Te pregunta de qué
va todo esto y tú, tan perdida como tu interlocutor, solo puedes encogerte de
hombros, contestar que no tienes respuestas y poner buena cara para apuntalar una
despreocupación que no sientes. En el bolsillo guardas el temor a lo que no se toca,
a lo que no se ve, a lo que se va diluyendo con un azucarillo en un vaso de agua,
y lo aprietas hacia abajo para que no salga y que no se te nuble la vista. Pero
el desconcierto hurga y se coloca dentro y reconcome poco o poco, agujereando
la idea estúpida de que podemos controlarlo todo.
Respiras hondo y cierras
los ojos. Esperas que al abrirlos todo siga igual, que nada se mueva y que
cuando alargues la mano encuentres, al otro lado, una excusa para respirar,
para mantenerte a flote. Sabes que perder, a veces, es cosa de unos pocos segundos.

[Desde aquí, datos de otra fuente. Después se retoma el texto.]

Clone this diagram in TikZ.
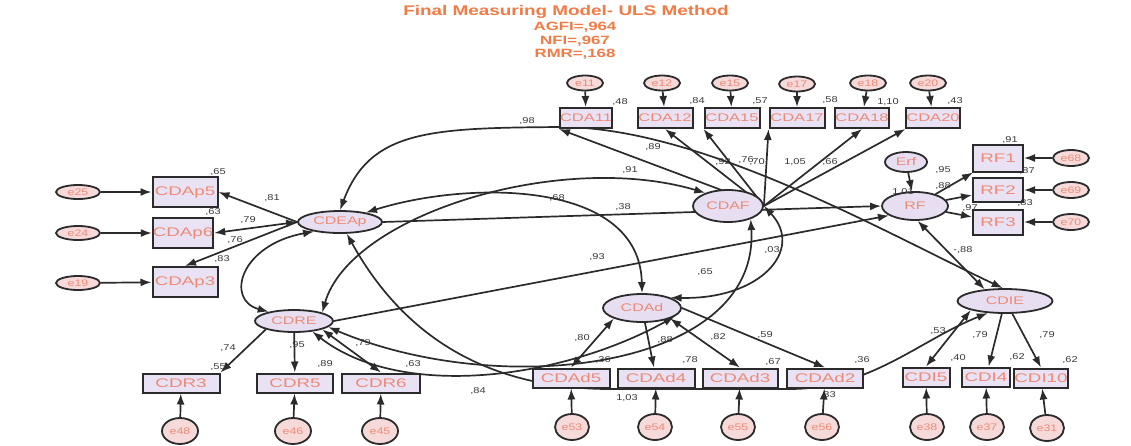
\documentclass[tikz,border=0pt]{standalone}
\usepackage{fontspec}
\setmainfont{Liberation Sans}
\usetikzlibrary{arrows.meta,backgrounds,shapes.geometric}
\definecolor{txtor}{HTML}{EE8A74}
\definecolor{ttl}{HTML}{F27B45}
\definecolor{boxfill}{HTML}{E9E2F4}
\definecolor{latfill}{HTML}{E7DEF2}
\definecolor{errfill}{HTML}{F6DADA}
\definecolor{edgec}{HTML}{2B2B2B}
\definecolor{valc}{HTML}{3A3A3A}
\newcommand{\wt}[1]{\scalebox{1.5}[1]{#1}}
\newcommand{\wv}[1]{\scalebox{1.3}[1]{#1}}
\newcommand{\wl}[1]{\scalebox{1.45}[1]{#1}}
\tikzset{
 ind/.style={rectangle,draw=edgec,line width=2pt,fill=boxfill,minimum height=20pt,inner sep=0pt,text=txtor,font=\fontsize{12.5}{12.5}\selectfont},
 lat/.style={ellipse,draw=edgec,line width=1.8pt,fill=latfill,inner sep=0pt,text=txtor,font=\fontsize{11}{11}\selectfont},
 err/.style={ellipse,draw=edgec,line width=1.8pt,fill=errfill,inner sep=0pt,text=txtor,font=\fontsize{9.5}{9.5}\selectfont},
 val/.style={text=valc,font=\fontsize{8.5}{8.5}\selectfont,inner sep=0pt},
 ar/.style={-{Latex[length=11pt,width=8pt]},line width=1.7pt,draw=edgec},
 dar/.style={{Latex[length=11pt,width=8pt]}-{Latex[length=11pt,width=8pt]},line width=1.7pt,draw=edgec},
 ttlsty/.style={text=ttl,font=\bfseries,inner sep=0pt},
}
\begin{document}
\begin{tikzpicture}[x=1pt,y=-1pt]
\useasboundingbox (0,0) rectangle (1131,445);
% title
\node[ttlsty,font=\bfseries\fontsize{14}{14}\selectfont] (t1) at (566,12) {\scalebox{1.35}[1]{Final Measuring Model- ULS Method}};
\node[ttlsty,font=\bfseries\fontsize{12}{12}\selectfont] (t2) at (575,27) {\scalebox{1.4}[1]{AGFI=,964}};
\node[ttlsty,font=\bfseries\fontsize{12}{12}\selectfont] (t3) at (575,41) {\scalebox{1.4}[1]{NFI=,967}};
\node[ttlsty,font=\bfseries\fontsize{12}{12}\selectfont] (t4) at (575,54) {\scalebox{1.4}[1]{RMR=,168}};

% top indicators
\node[ind,minimum width=48pt,font=\fontsize{11}{11}\selectfont] (CDA11) at (586,118) {\wt{CDA11}};
\node[ind,minimum width=55pt,font=\fontsize{11}{11}\selectfont] (CDA12) at (665,118) {\wt{CDA12}};
\node[ind,minimum width=55pt,font=\fontsize{11}{11}\selectfont] (CDA15) at (732,118) {\wt{CDA15}};
\node[ind,minimum width=55pt,font=\fontsize{11}{11}\selectfont] (CDA17) at (797,118) {\wt{CDA17}};
\node[ind,minimum width=51pt,font=\fontsize{11}{11}\selectfont] (CDA18) at (862,118) {\wt{CDA18}};
\node[ind,minimum width=53pt,font=\fontsize{11}{11}\selectfont] (CDA20) at (933,118) {\wt{CDA20}};
\node[err,minimum width=36pt,minimum height=15pt] (eT1) at (585,83) {\wv{e11}};
\node[err,minimum width=36pt,minimum height=15pt] (eT2) at (662,83) {\wv{e12}};
\node[err,minimum width=36pt,minimum height=15pt] (eT3) at (730,83) {\wv{e15}};
\node[err,minimum width=36pt,minimum height=15pt] (eT4) at (797,84) {\wv{e17}};
\node[err,minimum width=36pt,minimum height=15pt] (eT5) at (868,83) {\wv{e18}};
\node[err,minimum width=36pt,minimum height=15pt] (eT6) at (928,83) {\wv{e20}};

% left indicators
\node[ind,minimum width=65pt,minimum height=30pt] (CDAp5) at (185,192) {\wt{CDAp5}};
\node[ind,minimum width=60pt,minimum height=30pt] (CDAp6) at (183,233) {\wt{CDAp6}};
\node[ind,minimum width=65pt,minimum height=30pt] (CDAp3) at (185,282) {\wt{CDAp3}};
\node[err,minimum width=44pt,minimum height=14pt] (eL1) at (78,192) {\wv{e25}};
\node[err,minimum width=44pt,minimum height=14pt] (eL2) at (78,233) {\wv{e24}};
\node[err,minimum width=44pt,minimum height=14pt] (eL3) at (78,283) {\wv{e19}};

% latents
\node[lat,minimum width=84pt,minimum height=22pt] (CDEAp) at (340,222) {\wl{CDEAp}};
\node[lat,minimum width=70pt,minimum height=32pt] (CDAF) at (728,206) {\wl{CDAF}};
\node[lat,minimum width=66pt,minimum height=28pt] (RF) at (915,206) {\wl{RF}};
\node[lat,minimum width=42pt,minimum height=20pt] (Erf) at (906,162) {\wl{Erf}};
\node[lat,minimum width=78pt,minimum height=22pt] (CDRE) at (294,321) {\wl{CDRE}};
\node[lat,minimum width=78pt,minimum height=28pt] (CDAd) at (642,308) {\wl{CDAd}};
\node[lat,minimum width=95pt,minimum height=24pt] (CDIE) at (1005,301) {\wl{CDIE}};

% RF indicators
\node[ind,minimum width=50pt,minimum height=27pt] (RF1) at (998,158) {\wt{RF1}};
\node[ind,minimum width=50pt,minimum height=24pt] (RF2) at (998,190) {\wt{RF2}};
\node[ind,minimum width=50pt,minimum height=25pt] (RF3) at (998,222) {\wt{RF3}};
\node[err,minimum width=36pt,minimum height=16pt] (e68) at (1071,158) {\wv{e68}};
\node[err,minimum width=36pt,minimum height=16pt] (e69) at (1071,190) {\wv{e69}};
\node[err,minimum width=36pt,minimum height=16pt] (e70) at (1071,222) {\wv{e70}};

% bottom indicators
\node[ind,minimum width=77pt,minimum height=19pt] (CDR3) at (181,383) {\wt{CDR3}};
\node[ind,minimum width=76pt,minimum height=19pt] (CDR5) at (295,383) {\wt{CDR5}};
\node[ind,minimum width=78pt,minimum height=19pt] (CDR6) at (381,383) {\wt{CDR6}};
\node[ind,minimum width=77pt,minimum height=19pt] (CDAd5) at (571,378) {\wt{CDAd5}};
\node[ind,minimum width=77pt,minimum height=19pt] (CDAd4) at (656,378) {\wt{CDAd4}};
\node[ind,minimum width=75pt,minimum height=19pt] (CDAd3) at (740,378) {\wt{CDAd3}};
\node[ind,minimum width=76pt,minimum height=19pt] (CDAd2) at (825,378) {\wt{CDAd2}};
\node[ind,minimum width=47pt,minimum height=19pt] (CDI5) at (926,377) {\wt{CDI5}};
\node[ind,minimum width=48pt,minimum height=19pt] (CDI4) at (986,377) {\wt{CDI4}};
\node[ind,minimum width=48pt,minimum height=19pt] (CDI10) at (1041,378) {\wt{CDI10}};
\node[err,minimum width=36pt,minimum height=26pt] (e48) at (180,431) {\wv{e48}};
\node[err,minimum width=36pt,minimum height=26pt] (e46) at (293,431) {\wv{e46}};
\node[err,minimum width=36pt,minimum height=26pt] (e45) at (380,431) {\wv{e45}};
\node[err,minimum width=34pt,minimum height=26pt] (e53) at (572,427) {\wv{e53}};
\node[err,minimum width=34pt,minimum height=26pt] (e54) at (655,427) {\wv{e54}};
\node[err,minimum width=34pt,minimum height=26pt] (e55) at (738,427) {\wv{e55}};
\node[err,minimum width=34pt,minimum height=26pt] (e56) at (822,427) {\wv{e56}};
\node[err,minimum width=34pt,minimum height=26pt] (e38) at (927,427) {\wv{e38}};
\node[err,minimum width=34pt,minimum height=26pt] (e37) at (987,427) {\wv{e37}};
\node[err,minimum width=34pt,minimum height=26pt] (e31) at (1047,428) {\wv{e31}};

\begin{scope}[on background layer]
\fill[white] (0,0) rectangle (1131,445);
% error arrows
\foreach \a/\b in {eT1/CDA11,eT2/CDA12,eT3/CDA15,eT4/CDA17,eT5/CDA18,eT6/CDA20,eL1/CDAp5,eL2/CDAp6,eL3/CDAp3,e68/RF1,e69/RF2,e70/RF3,e48/CDR3,e46/CDR5,e45/CDR6,e53/CDAd5,e54/CDAd4,e55/CDAd3,e56/CDAd2,e38/CDI5,e37/CDI4,e31/CDI10,Erf/RF}
  \draw[ar] (\a) -- (\b);
% loadings
\draw[ar] (CDAF.east) -- (CDA11.south west);
\draw[ar] (CDAF.east) -- (CDA12.south);
\draw[ar] (CDAF.east) -- (CDA15.south west);
\draw[ar] (CDAF.east) -- (CDA17.south west);
\draw[ar] (CDAF.east) -- (CDA18.south);
\draw[ar] (CDAF.east) -- (CDA20.south west);
\draw[ar] (CDEAp.west) -- (CDAp5.east);
\draw[dar] (CDEAp.west) -- (CDAp6.east);
\draw[ar] (CDEAp.west) -- (CDAp3.north);
\draw[ar] (RF) -- (RF1);
\draw[ar] (RF) -- (RF2);
\draw[ar] (RF) -- (RF3);
\draw[ar] (CDRE.south west) -- (CDR3.north east);
\draw[ar] (CDRE) -- (CDR5);
\draw[dar] (CDRE.south east) -- (CDR6.north);
\draw[dar] (CDAd.south west) -- (CDAd5.north);
\draw[ar] (CDAd) -- (CDAd4);
\draw[dar] (CDAd.south east) -- (CDAd3.north);
\draw[ar] (CDAd.east) -- (CDAd2.north);
\draw[dar] (CDIE.south west) -- (CDI5.north);
\draw[ar] (CDIE) -- (CDI4);
\draw[ar] (CDIE.300) -- (CDI10.north);
% structural
\draw[ar] (CDEAp.east) -- (RF.west);
\draw[ar] (CDRE.east) -- (RF.200);
\draw[dar] (CDEAp.north) .. controls (370,130) and (430,128) .. (560,127) .. controls (700,127) and (880,230) .. (CDIE.100);
\draw[dar] (CDRE.north east) .. controls (350,215) and (560,150) .. (CDAF.150);
\draw[dar] (CDEAp.20) .. controls (470,180) and (640,180) .. (CDAd.north);
\draw[dar] (CDEAp.200) .. controls (240,245) and (225,300) .. (CDRE.160);
\draw[dar] (CDEAp.300) .. controls (400,330) and (480,389) .. (610,389) -- (790,389) .. controls (870,389) and (920,340) .. (CDIE.215);
\draw[dar] (CDRE.330) .. controls (400,400) and (560,380) .. (CDAd.345);
\draw[dar] (CDAF.east) .. controls (805,250) and (760,300) .. (CDAd.20);
\draw[dar] (CDRE.350) .. controls (500,400) and (760,370) .. (CDAF.330);
\draw[dar] (RF.280) -- (CDIE.150);
\end{scope}

% values
\node[val] (v1) at (620,102) {\wv{,48}};
\node[val] (v2) at (697,101) {\wv{,84}};
\node[val] (v3) at (760,101) {\wv{,57}};
\node[val] (v4) at (830,100) {\wv{,58}};
\node[val] (v5) at (888,102) {\wv{1,10}};
\node[val] (v6) at (955,101) {\wv{,43}};
\node[val] (v7) at (653,147) {\wv{,89}};
\node[val] (v8) at (723,162) {\wv{,92}};
\node[val] (v9) at (746,160) {\wv{,76}};
\node[val] (v10) at (757,162) {\wv{,70}};
\node[val] (v11) at (795,162) {\wv{1,05}};
\node[val] (v12) at (830,162) {\wv{,66}};
\node[val] (v13) at (527,121) {\wv{,98}};
\node[val] (v14) at (218,172) {\wv{,65}};
\node[val] (v15) at (213,212) {\wv{,63}};
\node[val] (v16) at (272,198) {\wv{,81}};
\node[val] (v17) at (248,220) {\wv{,79}};
\node[val] (v18) at (235,240) {\wv{,76}};
\node[val] (v19) at (222,259) {\wv{,83}};
\node[val] (v20) at (1010,140) {\wv{,91}};
\node[val] (v21) at (1027,171) {\wv{,87}};
\node[val] (v22) at (1025,203) {\wv{,83}};
\node[val] (v23) at (943,170) {\wv{,95}};
\node[val] (v24) at (943,186) {\wv{,88}};
\node[val] (v25) at (970,208) {\wv{,97}};
\node[val] (v26) at (903,192) {\wv{1,01}};
\node[val] (v27) at (623,207) {\wv{,38}};
\node[val] (v28) at (557,198) {\wv{,68}};
\node[val] (v29) at (630,170) {\wv{,91}};
\node[val] (v30) at (597,257) {\wv{,93}};
\node[val] (v31) at (772,250) {\wv{,03}};
\node[val] (v32) at (705,272) {\wv{,65}};
\node[val] (v33) at (963,250) {\wv{-,88}};
\node[val] (v34) at (228,348) {\wv{,74}};
\node[val] (v35) at (218,367) {\wv{,55}};
\node[val] (v36) at (297,345) {\wv{,95}};
\node[val] (v37) at (325,364) {\wv{,89}};
\node[val] (v38) at (363,343) {\wv{,79}};
\node[val] (v39) at (413,364) {\wv{,63}};
\node[val] (v40) at (478,391) {\wv{,84}};
\node[val] (v41) at (582,338) {\wv{,80}};
\node[val] (v42) at (665,340) {\wv{,88}};
\node[val] (v43) at (718,337) {\wv{,82}};
\node[val] (v44) at (765,335) {\wv{,59}};
\node[val] (v45) at (603,360) {\wv{,36}};
\node[val] (v46) at (690,360) {\wv{,78}};
\node[val] (v47) at (773,362) {\wv{,67}};
\node[val] (v48) at (862,360) {\wv{,36}};
\node[val] (v49) at (828,395) {\wv{,33}};
\node[val] (v50) at (627,398) {\wv{1,03}};
\node[val] (v51) at (938,331) {\wv{,53}};
\node[val] (v52) at (958,358) {\wv{,40}};
\node[val] (v53) at (980,335) {\wv{,79}};
\node[val] (v54) at (1017,357) {\wv{,62}};
\node[val] (v55) at (1047,335) {\wv{,79}};
\node[val] (v56) at (1070,360) {\wv{,62}};
\end{tikzpicture}
\end{document}
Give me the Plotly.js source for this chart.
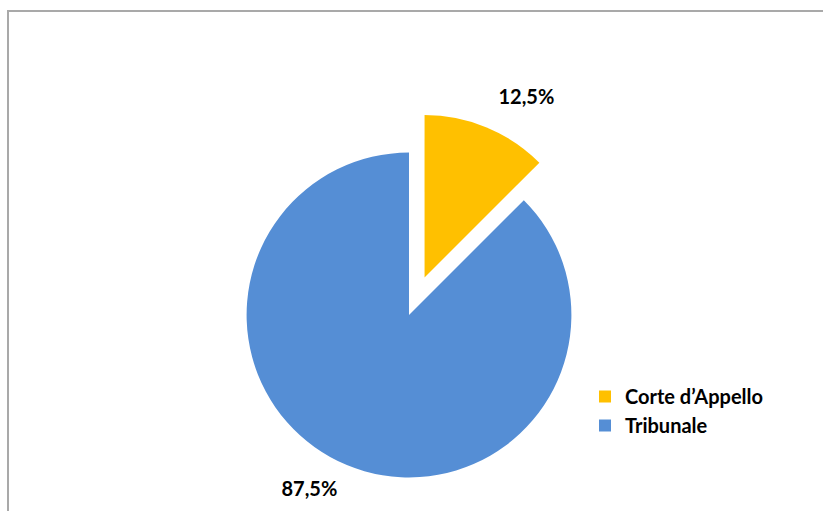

Rebuscas, pero no encuentras la explicación al motivo por el que lo bueno se diluyen tan deprisa y lo malo se enquistan una eternidad. Y empiezas a echar de menos algunas cosas que hasta
ayer creías irrelevantes y todo, absolutamente todo, se transforma en una ausencia que abruma y que te convierte en un ser extraño que espera.